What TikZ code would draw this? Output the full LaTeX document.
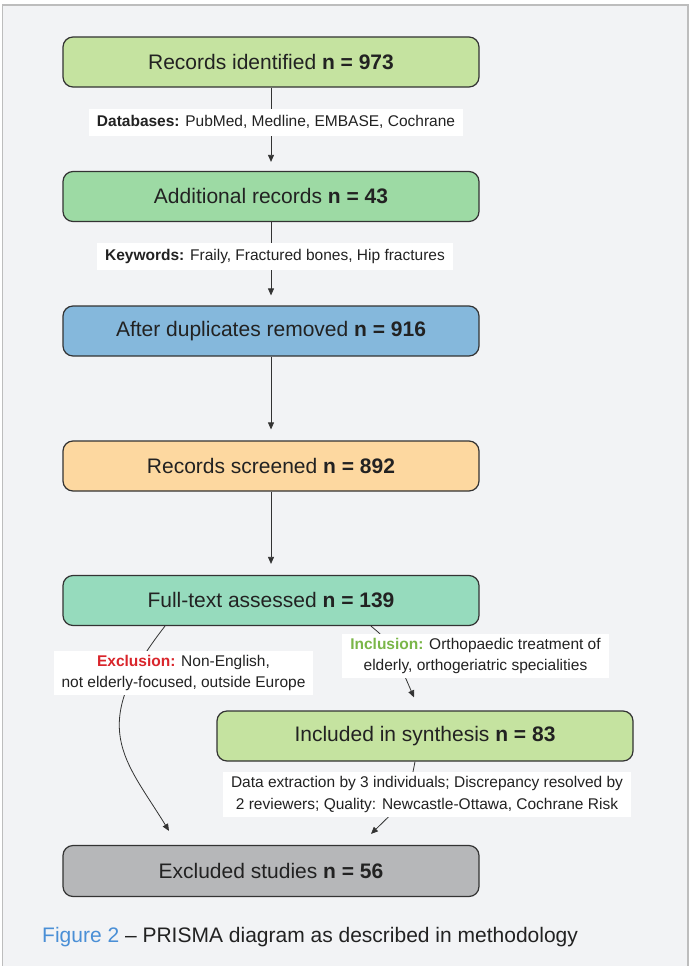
\documentclass[tikz,border=0pt]{standalone}
\usepackage{fontspec}
\setmainfont{Liberation Sans}
\usetikzlibrary{arrows.meta}
\definecolor{bgc}{HTML}{F2F3F5}
\definecolor{framec}{HTML}{BDBDBD}
\definecolor{txt}{HTML}{222222}
\definecolor{boxline}{HTML}{333333}
\definecolor{cA}{HTML}{C5E3A0}
\definecolor{cB}{HTML}{9DDAA4}
\definecolor{cC}{HTML}{85B8DC}
\definecolor{cD}{HTML}{FDD8A0}
\definecolor{cE}{HTML}{96DBBD}
\definecolor{cF}{HTML}{B6B7B9}
\definecolor{exred}{HTML}{D9252B}
\definecolor{ingreen}{HTML}{7AB648}
\definecolor{figblue}{HTML}{4A8FD6}
\begin{document}
\begin{tikzpicture}[x=1pt,y=-1pt,
  flowbox/.style={draw=boxline, line width=1.2pt, rounded corners=10pt,
    minimum width=416pt, minimum height=50pt, inner sep=0pt,
    font=\fontsize{21}{25}\selectfont, text=txt},
  lab/.style={fill=white, inner xsep=8pt, inner ysep=4.5pt,
    font=\fontsize{15.5}{21.5}\selectfont, text=txt, align=center},
  conn/.style={draw=boxline, line width=0.8pt,
    -{Triangle[length=7pt,width=6pt]}}]
\useasboundingbox (0,0) rectangle (691,966);
\fill[white] (0,0) rectangle (691,966);
\fill[bgc] (2.5,5) rectangle (688,966);
\draw[framec, line width=1.6pt] (2.5,966) -- (2.5,5) -- (688,5) -- (688,966);

\node[flowbox, fill=cA] (b1) at (271,62) {Records identified \textbf{n = 973}};
\node[flowbox, fill=cB] (b2) at (271,196.5) {Additional records \textbf{n = 43}};
\node[flowbox, fill=cC] (b3) at (271,331) {After duplicates removed \textbf{n = 916}};
\node[flowbox, fill=cD] (b4) at (271,466) {Records screened \textbf{n = 892}};
\node[flowbox, fill=cE] (b5) at (271,600.5) {Full-text assessed \textbf{n = 139}};
\node[flowbox, fill=cA] (b6) at (425,736) {Included in synthesis \textbf{n = 83}};
\node[flowbox, fill=cF, minimum height=51pt] (b7) at (271,871) {Excluded studies \textbf{n = 56}};

\draw[conn, shorten >=9pt] (b1) -- (b2);
\draw[conn, shorten >=10pt] (b2) -- (b3);
\draw[conn, shorten >=11pt] (b3) -- (b4);
\draw[conn, shorten >=11pt] (b4) -- (b5);
\draw[conn] ([xshift=-106pt]b5.south) .. controls (86,727) and (125,759) .. ([xshift=-102pt,yshift=14pt]b7.north);
\draw[conn] ([xshift=100pt]b5.south) .. controls (390,642) .. ([xshift=-11pt,yshift=13pt]b6.north);
\draw[conn] ([xshift=-10pt]b6.south) .. controls (408,798) .. ([xshift=100pt,yshift=11pt]b7.north);

\node[lab, minimum height=27pt] (l1) at (276,122) {\textbf{Databases:} PubMed, Medline, EMBASE, Cochrane};
\node[lab, minimum height=27pt] (l2) at (275,256) {\textbf{Keywords:} Fraily, Fractured bones, Hip fractures};
\node[lab] (l3) at (183.5,673) {\textcolor{exred}{\textbf{Exclusion:}} Non-English,\\not elderly-focused, outside Europe};
\node[lab] (l4) at (475.5,656) {\textcolor{ingreen}{\textbf{Inclusion:}} Orthopaedic treatment of\\elderly, orthogeriatric specialities};
\node[lab] (l5) at (427,794.5) {Data extraction by 3 individuals; Discrepancy resolved by\\2 reviewers; Quality: Newcastle-Ottawa, Cochrane Risk};

\node[anchor=base west, inner sep=0pt, font=\fontsize{21}{25}\selectfont, text=txt] (cap) at (42,942) {\textcolor{figblue}{Figure 2} – PRISMA diagram as described in methodology};
\end{tikzpicture}
\end{document}
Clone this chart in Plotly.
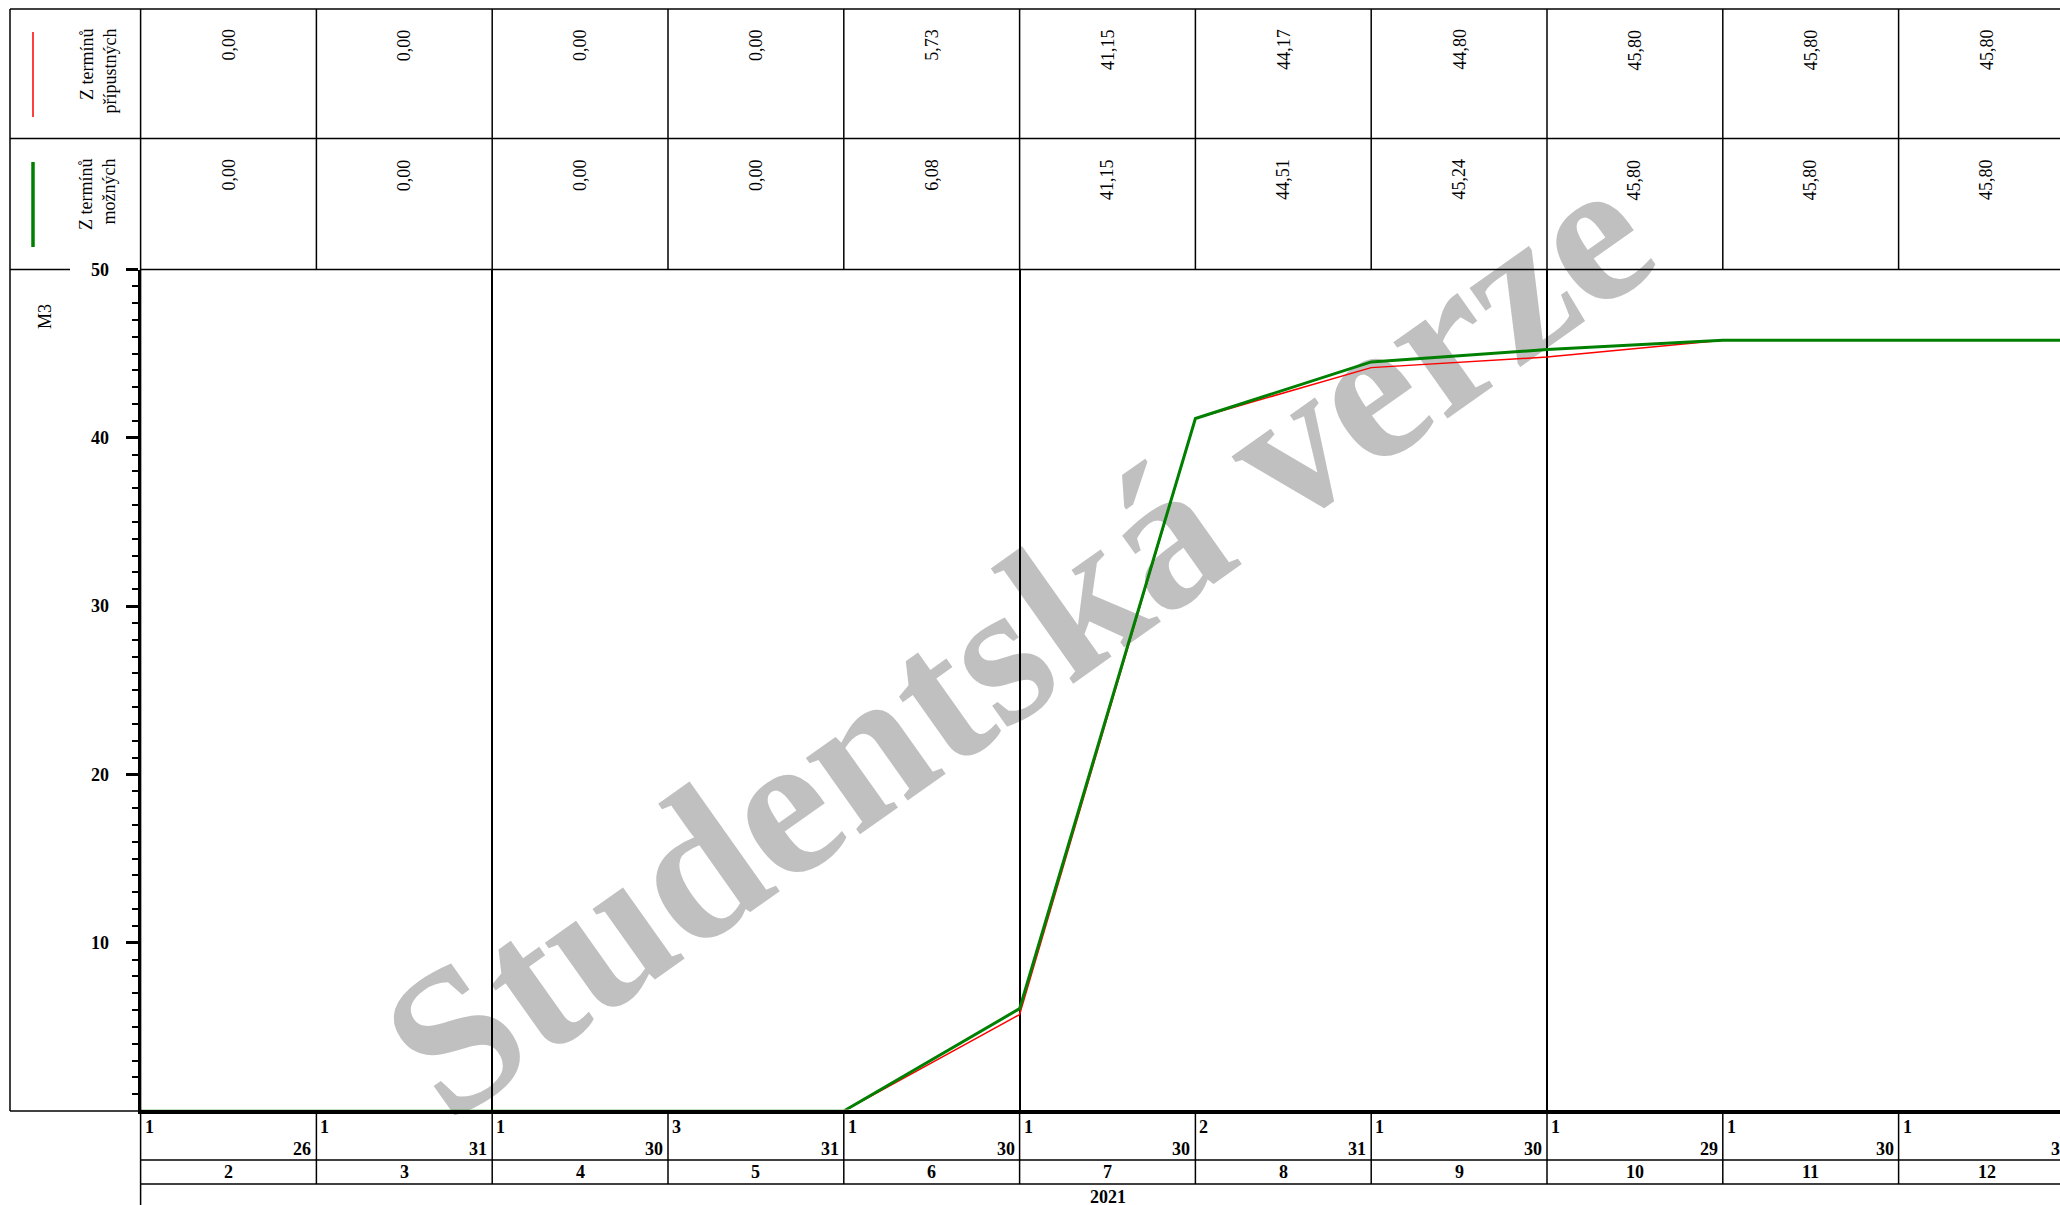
import plotly.graph_objects as go

# hodnoty
mesice = [2, 3, 4, 5, 6, 7, 8, 9, 10, 11, 12]
prvni_den = [1, 1, 1, 3, 1, 1, 2, 1, 1, 1, 1]
posledni_den = [26, 31, 30, 31, 30, 30, 31, 30, 29, 30, 31]
rok = "2021"
pocatek = 0.0
pripustne = [0.00, 0.00, 0.00, 0.00, 5.73, 41.15, 44.17, 44.80, 45.80, 45.80, 45.80]
mozne = [0.00, 0.00, 0.00, 0.00, 6.08, 41.15, 44.51, 45.24, 45.80, 45.80, 45.80]
ctvrtleti = [3, 6, 9]  # svisla cara za timto mesicem
popis_pripustne = "Z termínů<br>přípustných"
popis_mozne = "Z termínů<br>možných"
jednotka = "M3"
vodoznak = "Studentská verze"

# rozmery stranky v pixelech
W, H = 2060, 1205
X0 = 140.6      # zacatek prvniho mesice
MW = 175.8      # sirka jednoho mesice
Y50 = 269.5     # hodnota 50
Y0 = 1111.0     # hodnota 0 (schovana pod osou)
DOLNI = 1109.5  # spodni okraj grafu
HORNI = 9.0     # horni okraj tabulky
RADEK = 138.5   # hranice radku tabulky

FONT = "Liberation Serif"


def py(p):
    return 1 - p / H


def pxx(p):
    return p / W


# poloha konce mesice na ose x (mesic i zabira interval [i, i+1])
x_body = [0] + [i + 1 for i in range(len(mesice))]
k = (Y0 - Y50) / 50

fig = go.Figure()
fig.add_trace(go.Scatter(x=x_body, y=[pocatek] + pripustne, mode="lines",
                         line=dict(color="#ff0000", width=1.5), showlegend=False))
fig.add_trace(go.Scatter(x=x_body, y=[pocatek] + mozne, mode="lines",
                         line=dict(color="#008000", width=3), showlegend=False))

shapes = []
ann = []
cara = dict(color="black", width=1.5)

# vodoznak pod vsim ostatnim
cx, cy = 1004, 621
shapes.append(dict(type="rect", xref="paper", yref="paper", layer="below",
                   x0=pxx(cx - 50), x1=pxx(cx + 50), y0=py(cy + 50), y1=py(cy - 50),
                   line=dict(width=0), fillcolor="rgba(0,0,0,0)",
                   label=dict(text="<b>" + vodoznak + "</b>", textangle=-35.3,
                              textposition="middle center",
                              font=dict(family=FONT, size=204, color="#c0c0c0"))))

# ramecek tabulky a legendy
shapes += [
    dict(type="line", xref="paper", yref="paper", x0=pxx(10), x1=1, y0=py(HORNI), y1=py(HORNI), line=cara),
    dict(type="line", xref="paper", yref="paper", x0=pxx(10), x1=1, y0=py(RADEK), y1=py(RADEK), line=cara),
    dict(type="line", xref="paper", yref="paper", x0=pxx(X0), x1=1, y0=py(Y50), y1=py(Y50), line=cara),
    dict(type="line", xref="paper", yref="paper", x0=pxx(10), x1=pxx(70), y0=py(Y50), y1=py(Y50), line=cara),
    dict(type="line", xref="paper", yref="paper", x0=pxx(10), x1=pxx(10), y0=py(HORNI), y1=py(Y0), line=cara),
    dict(type="line", xref="paper", yref="paper", x0=pxx(10), x1=pxx(X0), y0=py(Y0), y1=py(Y0), line=cara),
    dict(type="line", xref="paper", yref="paper", x0=pxx(X0), x1=pxx(X0), y0=py(HORNI), y1=0, line=cara),
    dict(type="line", xref="paper", yref="paper", x0=pxx(X0), x1=1, y0=py(1160), y1=py(1160), line=cara),
    dict(type="line", xref="paper", yref="paper", x0=pxx(X0), x1=1, y0=py(1184), y1=py(1184), line=cara),
    # vzorky car v legende
    dict(type="line", xref="paper", yref="paper", x0=pxx(33), x1=pxx(33), y0=py(32), y1=py(117),
         line=dict(color="#ff0000", width=1.5)),
    dict(type="line", xref="paper", yref="paper", x0=pxx(33), x1=pxx(33), y0=py(162), y1=py(247),
         line=dict(color="#008000", width=3.5)),
]
for i in range(1, len(mesice) + 1):
    shapes.append(dict(type="line", xref="x", yref="paper", x0=i, x1=i, y0=py(HORNI), y1=py(Y50), line=cara))
    shapes.append(dict(type="line", xref="x", yref="paper", x0=i, x1=i, y0=py(Y0), y1=py(1184), line=cara))

# legenda
for text, top in [(popis_pripustne, RADEK - 110.5), (popis_mozne, Y50 - 111)]:
    ann.append(dict(xref="paper", yref="paper", x=pxx(98), y=py(top), text=text,
                    textangle=-90, xanchor="center", yanchor="top", align="right",
                    showarrow=False, borderpad=0, font=dict(family=FONT, size=18, color="black")))
ann.append(dict(xref="paper", yref="paper", x=pxx(45), y=py(317), text=jednotka, textangle=-90,
                xanchor="center", yanchor="middle", showarrow=False, borderpad=0,
                font=dict(family=FONT, size=18, color="black")))

# hodnoty v tabulce
for radek, hodnoty in [(HORNI + 19, pripustne), (RADEK + 19.5, mozne)]:
    for i, v in enumerate(hodnoty):
        ann.append(dict(xref="x", yref="paper", x=i + 0.5, y=py(radek),
                        text=f"{v:.2f}".replace(".", ","), textangle=-90,
                        xanchor="center", yanchor="top", showarrow=False, borderpad=0,
                        font=dict(family=FONT, size=18, color="black")))

# popisky casove osy
bold = dict(family=FONT, size=18, color="black")
for i, m in enumerate(mesice):
    ann.append(dict(xref="x", yref="paper", x=i, y=py(1127), xshift=3, text=f"<b>{prvni_den[i]}</b>",
                    xanchor="left", yanchor="middle", showarrow=False, borderpad=0, font=bold))
    if i + 1 <= (W - X0) / MW:
        ann.append(dict(xref="x", yref="paper", x=i + 1, y=py(1149), xshift=-4,
                        text=f"<b>{posledni_den[i]}</b>", xanchor="right", yanchor="middle",
                        showarrow=False, borderpad=0, font=bold))
    else:
        ann.append(dict(xref="paper", yref="paper", x=pxx(X0 + (i + 1) * MW - 4), y=py(1149),
                        text=f"<b>{posledni_den[i]}</b>", xanchor="right", yanchor="middle",
                        showarrow=False, borderpad=0, font=bold))
    ann.append(dict(xref="x", yref="paper", x=i + 0.5, y=py(1172), text=f"<b>{m}</b>",
                    xanchor="center", yanchor="middle", showarrow=False, borderpad=0, font=bold))
ann.append(dict(xref="x", yref="paper", x=len(mesice) / 2, y=py(1197), text=f"<b>{rok}</b>",
                xanchor="center", yanchor="middle", showarrow=False, borderpad=0, font=bold))

fig.update_layout(
    width=W, height=H, margin=dict(l=0, r=0, t=0, b=0, autoexpand=False),
    paper_bgcolor="white", plot_bgcolor="rgba(0,0,0,0)",
    shapes=shapes, annotations=ann, showlegend=False,
    xaxis=dict(domain=[X0 / W, 1], range=[0, (W - X0) / MW], showline=True, linewidth=4,
               linecolor="black", tickmode="array", tickvals=[m - 1 for m in ctvrtleti],
               showgrid=True, gridcolor="black", gridwidth=1.5, showticklabels=False,
               ticks="", zeroline=False, automargin=False),
    # nula lezi kousek pod okrajem grafu, takze cary v nule zakryje osa
    yaxis=dict(domain=[py(DOLNI), py(Y50)], range=[(Y0 - DOLNI) / k, 50], showline=True,
               linewidth=3, linecolor="black", tickmode="array", tickvals=[10, 20, 30, 40, 50],
               ticks="outside", ticklen=12, tickwidth=2.5, tickcolor="black",
               minor=dict(tickmode="linear", tick0=0, dtick=1, ticks="outside", ticklen=6,
                          tickwidth=1.5, tickcolor="black", showgrid=False),
               tickfont=dict(family=FONT, size=18, color="black", weight="bold"),
               ticklabelstandoff=13, showgrid=False, zeroline=False, automargin=False),
)

# stranka bez okraju, aby graf zacinal v rohu okna
fig.write_html("out.html", config={"displayModeBar": False},
               post_script="document.body.style.margin='0';")
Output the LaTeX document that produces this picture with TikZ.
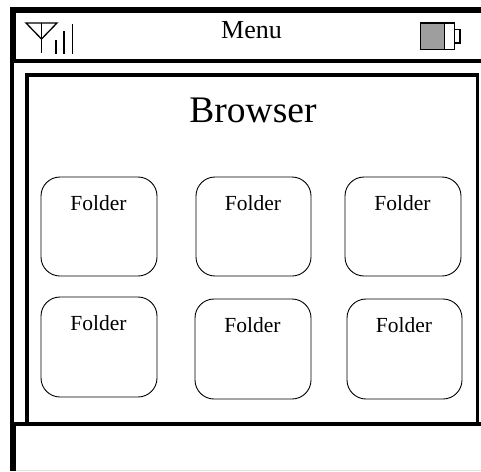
\documentclass[tikz,border=0pt]{standalone}
\usepackage{fontspec}
\setmainfont{Liberation Serif}
\tikzset{
  folderbox/.style={draw=black,line width=0.9pt,rounded corners=19pt,fill=white},
  heavy/.style={line width=4.5pt,draw=black},
  medium/.style={line width=3.5pt,draw=black},
  icon/.style={line width=1.3pt,draw=black},
  lbl/.style={anchor=base,inner sep=0pt,text=black},
}
\newcommand{\folderat}[5]{%
  \draw[folderbox] (#1,#2) rectangle (#3,#4);
  \node[lbl,font=\fontsize{21.5}{23}\selectfont] (#5) at ({(#1+#3)/2-0.5},{#2+33}) {Folder};
}
\begin{document}
\begin{tikzpicture}[x=1pt,y=-1pt]
\useasboundingbox (0,0) rectangle (481,471);
\fill[white] (0,0) rectangle (481,471);
% outer frame
\draw[line width=6pt] (12.5,10) -- (481,10);
\draw[line width=6pt] (12.5,7) -- (12.5,60);
\draw[medium] (12,60) -- (12,423);
\draw[line width=4pt] (10,60.5) -- (481,60.5);
% browser panel
\draw[medium] (27,425) -- (27,75) -- (477.5,75) -- (477.5,425);
\draw[line width=4pt] (10,423.5) -- (481,423.5);
\draw[line width=6pt] (13,422) -- (13,471);
\draw[line width=0.4pt,black!12] (16,470.5) -- (481,470.5);
% signal icon
\draw[icon] (26,23) -- (57,23) -- (41.5,39) -- cycle;
\draw[icon] (41.5,23) -- (41.5,53);
\draw[icon] (56,40) -- (56,54);
\draw[icon] (64,31) -- (64,54);
\draw[icon] (72.5,24) -- (72.5,54);
% battery icon
\draw[icon,fill=black!38] (420.5,23) rectangle (444.5,49.5);
\draw[icon] (444.5,23) rectangle (454.5,49.5);
\draw[icon] (454.5,29.5) rectangle (460,43);
% labels
\node[lbl,font=\fontsize{26}{28}\selectfont] (menu) at (251.5,38) {Menu};
\node[lbl,font=\fontsize{37.5}{40}\selectfont] (browser) at (253,122) {Browser};
% folders
\folderat{41}{177}{157}{276}{fa}
\folderat{196}{177}{311}{276}{fb}
\folderat{345}{177}{461}{276}{fc}
\folderat{41}{297}{157}{397}{fd}
\folderat{195}{299}{311}{399}{fe}
\folderat{347}{299}{462}{399}{ff}
\end{tikzpicture}
\end{document}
_ _ _ _
Repeat the listing above up to and including the line with "(688,5) -- (688,966);", starting from its first line. Drop any pictures.

(Result of the task)
What TikZ code would draw this? Output the full LaTeX document.
\documentclass[tikz,border=0pt]{standalone}
\usepackage{fontspec}
\setmainfont{Liberation Sans}
\usetikzlibrary{arrows.meta}
\definecolor{bgc}{HTML}{F2F3F5}
\definecolor{framec}{HTML}{BDBDBD}
\definecolor{txt}{HTML}{222222}
\definecolor{boxline}{HTML}{333333}
\definecolor{cA}{HTML}{C5E3A0}
\definecolor{cB}{HTML}{9DDAA4}
\definecolor{cC}{HTML}{85B8DC}
\definecolor{cD}{HTML}{FDD8A0}
\definecolor{cE}{HTML}{96DBBD}
\definecolor{cF}{HTML}{B6B7B9}
\definecolor{exred}{HTML}{D9252B}
\definecolor{ingreen}{HTML}{7AB648}
\definecolor{figblue}{HTML}{4A8FD6}
\begin{document}
\begin{tikzpicture}[x=1pt,y=-1pt,
  flowbox/.style={draw=boxline, line width=1.2pt, rounded corners=10pt,
    minimum width=416pt, minimum height=50pt, inner sep=0pt,
    font=\fontsize{21}{25}\selectfont, text=txt},
  lab/.style={fill=white, inner xsep=8pt, inner ysep=4.5pt,
    font=\fontsize{15.5}{21.5}\selectfont, text=txt, align=center},
  conn/.style={draw=boxline, line width=0.8pt,
    -{Triangle[length=7pt,width=6pt]}}]
\useasboundingbox (0,0) rectangle (691,966);
\fill[white] (0,0) rectangle (691,966);
\fill[bgc] (2.5,5) rectangle (688,966);
\draw[framec, line width=1.6pt] (2.5,966) -- (2.5,5) -- (688,5) -- (688,966);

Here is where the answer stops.